Def go to your GP and ask if there is any coucilling available, probably not but it is worth having lodged on your record that you are obviously struggling with anxiety that is more than norm. Then if anything in the future was to happen it to get worse, the record is there. Mental health services are useless - not only useless, but heart hearted and denigrating - and I would advise staying away from secondary mental health services if at all possible, but there are some services available through primary care. Just, from bitter experience, avoid trying to tackle the problem with meds, they might provide short term relief but even the more benign ones will lead you down a road of mental fog that might not be apparent in the short term but will be a hindrance and a trap in the long run.
I think that appleHEAD has given you the best advice, both from the point if view of dealing with it in th moment and rooting it out so that it doesn't re occur - you need to process the things that are causing the anxiety. At least you are fairly sure if the cause - the reminder of mortality. The thing that strikes me most is that the fear largely stems from what would happen to those you leave behind. Find ways to reassure yourself that there are security nets in place, such as friends and family, that would rally round should worse come to worse. Plus that worst is unlikely to come to worst. Consciously think this through to yourself, and consciously think through how it can be mitigated.
And, it will probably pass. Keep the little pit of strength that we all gave inside us ploughing on through until such a time as things are easier, it can be done.
Keep the appreciation of life, keep planning ahead and appreciating the present, and just be mindful of finding ways to put little safety nets in place should worse come to worse - ie who would take care of your children, talk it through with those involved.
As for sleep, I have 2 tricks that doesn't seem to fit with the normal advice but works for me, not always but often. Relaxation techniques etc. do not work for me - that us when the pounding heart, hot sweats and racing thoughts and restlessness will drive through me.
Anxiety is your body's way of trying to get you alert and up and rolling to deal with problems
- so get up, if it comes, and use the moment to do some problem solving, if you can.

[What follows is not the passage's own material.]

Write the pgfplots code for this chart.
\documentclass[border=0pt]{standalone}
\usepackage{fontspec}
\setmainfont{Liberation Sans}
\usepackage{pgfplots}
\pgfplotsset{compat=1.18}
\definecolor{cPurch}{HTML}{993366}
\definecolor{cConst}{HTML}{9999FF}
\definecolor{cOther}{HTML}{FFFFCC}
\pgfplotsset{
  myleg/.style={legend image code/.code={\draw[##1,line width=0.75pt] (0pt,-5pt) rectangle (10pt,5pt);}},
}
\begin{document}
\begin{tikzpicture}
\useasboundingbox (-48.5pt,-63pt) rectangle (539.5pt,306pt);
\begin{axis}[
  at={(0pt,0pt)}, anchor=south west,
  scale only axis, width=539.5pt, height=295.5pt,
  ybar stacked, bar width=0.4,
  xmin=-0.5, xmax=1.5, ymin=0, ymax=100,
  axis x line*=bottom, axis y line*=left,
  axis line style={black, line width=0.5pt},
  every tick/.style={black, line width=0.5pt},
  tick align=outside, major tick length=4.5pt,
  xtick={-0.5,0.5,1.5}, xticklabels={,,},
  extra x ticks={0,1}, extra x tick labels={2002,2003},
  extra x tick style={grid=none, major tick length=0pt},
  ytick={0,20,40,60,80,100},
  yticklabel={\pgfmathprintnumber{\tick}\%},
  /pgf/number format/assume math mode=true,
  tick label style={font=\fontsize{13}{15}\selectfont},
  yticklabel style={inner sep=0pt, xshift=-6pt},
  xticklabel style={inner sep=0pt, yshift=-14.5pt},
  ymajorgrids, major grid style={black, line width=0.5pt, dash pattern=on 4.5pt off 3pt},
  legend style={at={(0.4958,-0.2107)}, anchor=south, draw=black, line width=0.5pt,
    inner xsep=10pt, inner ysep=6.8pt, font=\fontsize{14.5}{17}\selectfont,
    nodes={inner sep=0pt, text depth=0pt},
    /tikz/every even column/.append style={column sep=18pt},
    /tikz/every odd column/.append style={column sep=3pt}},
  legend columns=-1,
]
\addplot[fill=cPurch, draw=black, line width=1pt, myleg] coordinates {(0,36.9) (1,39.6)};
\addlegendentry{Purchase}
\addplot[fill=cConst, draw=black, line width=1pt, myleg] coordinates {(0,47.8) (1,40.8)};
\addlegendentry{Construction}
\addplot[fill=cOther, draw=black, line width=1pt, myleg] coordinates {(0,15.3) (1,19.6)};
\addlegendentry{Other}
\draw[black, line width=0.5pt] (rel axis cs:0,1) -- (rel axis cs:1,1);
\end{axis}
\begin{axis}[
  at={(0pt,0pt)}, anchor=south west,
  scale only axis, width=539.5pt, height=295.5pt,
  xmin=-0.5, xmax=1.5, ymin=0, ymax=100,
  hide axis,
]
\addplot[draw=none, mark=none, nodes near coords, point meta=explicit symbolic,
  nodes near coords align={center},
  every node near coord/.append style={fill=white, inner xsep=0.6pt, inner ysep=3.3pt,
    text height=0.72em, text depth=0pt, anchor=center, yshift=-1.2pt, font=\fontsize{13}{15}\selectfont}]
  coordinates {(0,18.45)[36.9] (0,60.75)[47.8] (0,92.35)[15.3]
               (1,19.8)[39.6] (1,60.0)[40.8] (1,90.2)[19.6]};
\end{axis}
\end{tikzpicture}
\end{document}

Even if you dont get any really useful conclusion from it, the fact that you have put some effort in towards at least trying, ,might settle your subconscious enough that the matter is in hand, as it were. Roll with the anxieties attempt to raise hyper alert chemicals in your body and try yo put it to good use
This isnt always possible, especially when one is dead tired and too mushed to think well at all. You need to recognise when you are just not thinking clearly.

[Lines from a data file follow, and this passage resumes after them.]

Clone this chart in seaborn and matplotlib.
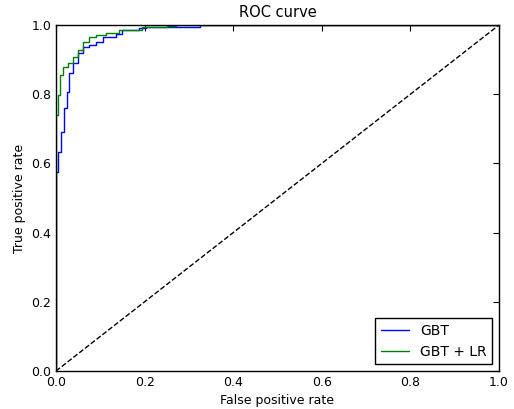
import matplotlib
matplotlib.use("Agg")
import matplotlib.pyplot as plt
import seaborn as sns
import pandas as pd

gbt_fpr = [0.0, 0.0, 0.004, 0.011, 0.019, 0.024, 0.03, 0.038, 0.049, 0.06, 0.075, 0.09, 0.105, 0.135, 0.15, 0.188, 0.203, 0.325, 1.0]
gbt_tpr = [0.0, 0.576, 0.634, 0.69, 0.76, 0.807, 0.86, 0.889, 0.918, 0.937, 0.942, 0.952, 0.966, 0.973, 0.986, 0.99, 0.995, 1.0, 1.0]

lr_fpr = [0.0, 0.0, 0.0, 0.004, 0.009, 0.015, 0.026, 0.038, 0.049, 0.06, 0.075, 0.09, 0.113, 0.143, 0.195, 0.25, 0.27, 1.0]
lr_tpr = [0.0, 0.663, 0.74, 0.798, 0.855, 0.879, 0.889, 0.908, 0.928, 0.952, 0.964, 0.971, 0.976, 0.986, 0.993, 0.996, 1.0, 1.0]

sns.set_style("white")
plt.rcParams['font.family'] = ['DejaVu Sans']
plt.rcParams['xtick.direction'] = 'in'
plt.rcParams['ytick.direction'] = 'in'
plt.rcParams['text.color'] = 'black'
plt.rcParams['axes.labelcolor'] = 'black'
plt.rcParams['xtick.color'] = 'black'
plt.rcParams['ytick.color'] = 'black'

fig = plt.figure(figsize=(5.14, 4.09), dpi=100)
ax = fig.add_axes([56/514, 1-371/409, (499-56)/514, (371-25)/409])

df1 = pd.DataFrame({"fpr": gbt_fpr, "tpr": gbt_tpr})
df2 = pd.DataFrame({"fpr": lr_fpr, "tpr": lr_tpr})

ax.plot([0, 1], [0, 1], 'k--', lw=1)
sns.lineplot(data=df1, x="fpr", y="tpr", ax=ax, color=(0, 0, 1), lw=1,
             estimator=None, sort=False, drawstyle='steps-post', label="GBT")
sns.lineplot(data=df2, x="fpr", y="tpr", ax=ax, color=(0, 0.5, 0), lw=1,
             estimator=None, sort=False, drawstyle='steps-post', label="GBT + LR")

ax.set_xlim(0, 1)
ax.set_ylim(0, 1)
ax.set_xticks([0, 0.2, 0.4, 0.6, 0.8, 1.0])
ax.set_yticks([0, 0.2, 0.4, 0.6, 0.8, 1.0])
ax.tick_params(axis='both', labelsize=9, top=True, right=True, length=4, width=0.8, color='black')
for s in ax.spines.values():
    s.set_color('black')
    s.set_linewidth(1)
ax.set_xlabel("False positive rate", fontsize=9)
ax.set_ylabel("True positive rate", fontsize=9)
ax.set_title("ROC curve", fontsize=10.5)
leg = ax.legend(loc="lower right", fontsize=10, fancybox=False, frameon=True, edgecolor='black', framealpha=1)
leg.get_frame().set_linewidth(1)

fig.savefig("out.png", dpi=100)
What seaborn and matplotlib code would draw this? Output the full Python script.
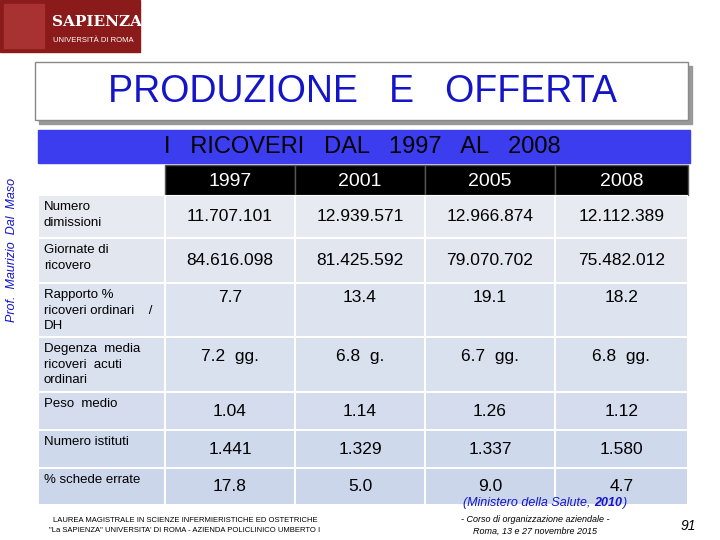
import matplotlib
matplotlib.use("Agg")
import matplotlib.pyplot as plt
import seaborn as sns
import numpy as np
import pandas as pd
from matplotlib.patches import Rectangle

plt.rcParams['font.family'] = ['Liberation Sans', 'DejaVu Sans']

years = ["1997", "2001", "2005", "2008"]
row_labels = ["Numero\ndimissioni", "Giornate di\nricovero", "Rapporto %\nricoveri ordinari    /\nDH",
              "Degenza  media\nricoveri  acuti\nordinari", "Peso  medio", "Numero istituti", "% schede errate"]
values = [
    ["11.707.101", "12.939.571", "12.966.874", "12.112.389"],
    ["84.616.098", "81.425.592", "79.070.702", "75.482.012"],
    ["7.7", "13.4", "19.1", "18.2"],
    ["7.2  gg.", "6.8  g.", "6.7  gg.", "6.8  gg."],
    ["1.04", "1.14", "1.26", "1.12"],
    ["1.441", "1.329", "1.337", "1.580"],
    ["17.8", "5.0", "9.0", "4.7"],
]
row_h = [43, 45, 54, 55, 38, 38, 37]
val_off = [0, 0, -13, -8, 0, 0, 0]

fig = plt.figure(figsize=(7.2, 5.4), dpi=100)
W, H = 720, 540
def fx(x): return x / W
def fy(y): return 1 - y / H

bg = fig.add_axes([0, 0, 1, 1]); bg.set_xlim(0, W); bg.set_ylim(H, 0); bg.axis("off")
bg.add_patch(Rectangle((0, 0), W, H, color="white"))
# logo
bg.add_patch(Rectangle((0, 0), 140, 52, color="#8b1a1a"))
bg.add_patch(Rectangle((4, 4), 40, 44, color="#a83232"))
bg.text(52, 22, "SAPIENZA", color="white", fontsize=11, fontweight="bold", va="center", family="DejaVu Serif")
bg.text(53, 40, "UNIVERSITÀ DI ROMA", color="white", fontsize=5.5, va="center")
# title box
bg.add_patch(Rectangle((39, 66), 653, 58, color="#999999"))
bg.add_patch(Rectangle((35, 62), 653, 58, facecolor="white", edgecolor="#888888", lw=1))
bg.text(362, 92, "PRODUZIONE   E   OFFERTA", color="#1515c8", fontsize=27, ha="center", va="center")
# blue band
bg.add_patch(Rectangle((38, 130), 652, 33, color="#3d3df0"))
bg.text(362, 147, "I   RICOVERI   DAL   1997   AL   2008", color="black", fontsize=17, ha="center", va="center")
bg.text(12, 250, "Prof.  Maurizio  Dal  Maso", color="#1515c8", fontsize=9, style="italic",
        rotation=90, ha="center", va="center")
# header
cx = [165, 295, 425, 555, 688]
for i, yv in enumerate(years):
    bg.add_patch(Rectangle((cx[i], 165), cx[i+1]-cx[i], 30, facecolor="black", edgecolor="#555555", lw=1))
    bg.text((cx[i]+cx[i+1])/2, 181, yv, color="white", fontsize=14, ha="center", va="center")

# table
top, bottom = 195, 505
ax = fig.add_axes([fx(38), fy(bottom), fx(688-38), (bottom-top)/H])
edges = np.concatenate([[0], np.cumsum(row_h)])
shade = pd.DataFrame(np.tile(np.arange(len(row_labels))[:, None], (1, 5)))
ax.pcolormesh([0, 127, 257, 387, 517, 650], edges, shade.values,
              cmap=sns.light_palette("#b8c8e8", as_cmap=True), vmin=-2, vmax=10,
              edgecolors="white", linewidth=1.2)
ax.set_xlim(0, 650); ax.set_ylim(edges[-1], 0); ax.axis("off")
colc = [(cx[i]+cx[i+1])/2 - 38 for i in range(4)]
for r, lab in enumerate(row_labels):
    y0 = edges[r]
    ax.text(6, y0 + 6, lab, fontsize=9.5, va="top", ha="left", linespacing=1.4)
    for c in range(4):
        ax.text(colc[c], (edges[r]+edges[r+1])/2 + val_off[r], values[r][c], fontsize=12.5,
                ha="center", va="center")

top_ax = fig.add_axes([0, 0, 1, 1]); top_ax.set_xlim(0, W); top_ax.set_ylim(H, 0); top_ax.axis("off")
top_ax.text(594, 503, "(Ministero della Salute, ", fontsize=9, style="italic", color="#1515c8", ha="right", va="center")
top_ax.text(594, 503, "2010", fontsize=9, style="italic", fontweight="bold", color="#1515c8", ha="left", va="center")
top_ax.text(622, 503, ")", fontsize=9, style="italic", color="#1515c8", ha="left", va="center")
# footer
top_ax.text(185, 520, "LAUREA MAGISTRALE IN SCIENZE INFERMIERISTICHE ED OSTETRICHE", fontsize=5.5, ha="center", va="center")
top_ax.text(185, 531, "\"La SAPIENZA\" UNIVERSITA' DI ROMA - AZIENDA POLICLINICO UMBERTO I", fontsize=5.5, ha="center", va="center")
top_ax.text(535, 520, "- Corso di organizzazione aziendale -", fontsize=6.5, style="italic", ha="center", va="center")
top_ax.text(535, 531, "Roma, 13 e 27 novembre 2015", fontsize=6.5, style="italic", ha="center", va="center")
top_ax.text(688, 526, "91", fontsize=10, style="italic", ha="center", va="center")

fig.savefig("out.png", dpi=100)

So the second trick, which I use every night to get to sleep, with more frequent success than not, which is a miracle after over a year of severe insomnia, is to use the heightened state of anxiety to attempt to hone one's powers of focus. Instead of trying to relax, I try to see the heightening of anxiety as an energy to harness to use to focus my mind, and so I use that to focus really hard on blanking my mind, or focussing on the word 'sleep' pictured in my mind. It isnt easy and does not always work and is quite a knack to get, takes some practice, but it certainly works better than trying relaxation per se. I have also found that really tensing my diaphragm and core muscles at the bottom of each breathe gives me a sense of having guts and inner pit of strength to deal with shit, that tension actually helps the rest of me, more outer muscles, to loose tension and let me free of some of the physical symptoms of anxiety and often gets me a better nights sleep
Might be a load of bollocks, but might help, hope it does!